Zara suppliers too swear by its incredibly fast response time. “Zara outsources most orders to India between August and April and their teams work rapidly from one stage to another, from fabric sample to product and clearance in a matter of weeks, if not days,” says Shriram Goyal, managing director of Dhruv Global, a knitting apparel company, one of Zara’s many manufacturing suppliers from India. Zara’s trendiest items are made closest to home in Spain, so that the production process takes only two-three weeks. The rest is done in other markets. Goyal explains how Inditex outsources manufacturing to countries based on market strength, like beaded and embellished work to India, polyester and other prints to China and tailored stuff to Bangladesh, where labour is cheapest.

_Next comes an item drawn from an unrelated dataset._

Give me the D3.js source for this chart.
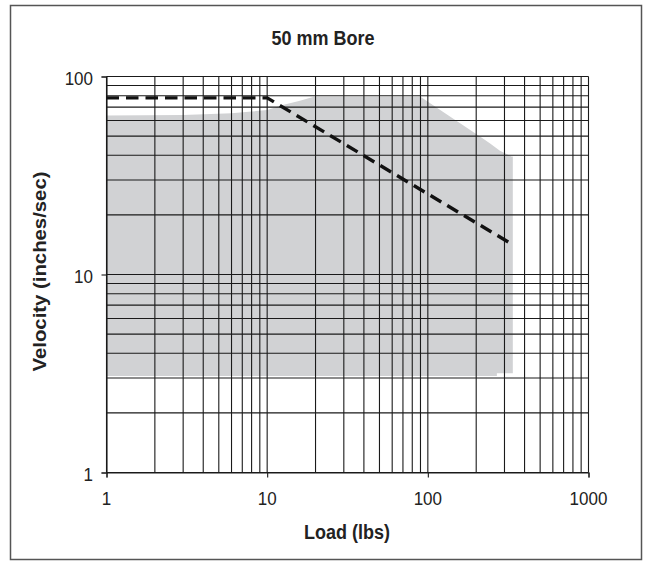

Industry veterean Alpana Prasad, director of ESSquare, an Indian buying agency which supplies to a classic, ready-to-wear brand from the UK and competes with Zara in world markets, agrees. “Zara’s inter-departmental linkages are excellent and their designers are constantly on their toes. They invest in technology and fabric development, offering about 500 colours across different styles every year,” says Prasad.

Inditex founder Ortega, now retired, has famously never given an interview, nor has he paid any star to endorse his brand. The brand keeps the media at arm’s length, allowing only select spokespersons to make occasional comments. Yet fashion websites all over the world and magazines feature celebrities in Zara alongside the globe’s top trendsetters swathed in luxury brands, elevating its value. Indian fashion blogs like High Heel Confidential regularly show celebs in Zara, the most recent being actor Madhuri Dixit in a printed shirt arriving at the International Indian Film Academy awards (IIFA) festival at Macau on 7 July.

It makes it a deep pool for Indian brands and designers to swim in. The former may need completely reinvented platforms of display, retail and sale to come anywhere near creating a fast-fashion brand and the latter may just have to accept that their creations will remain a niche aspect of fashion buying even in their own country.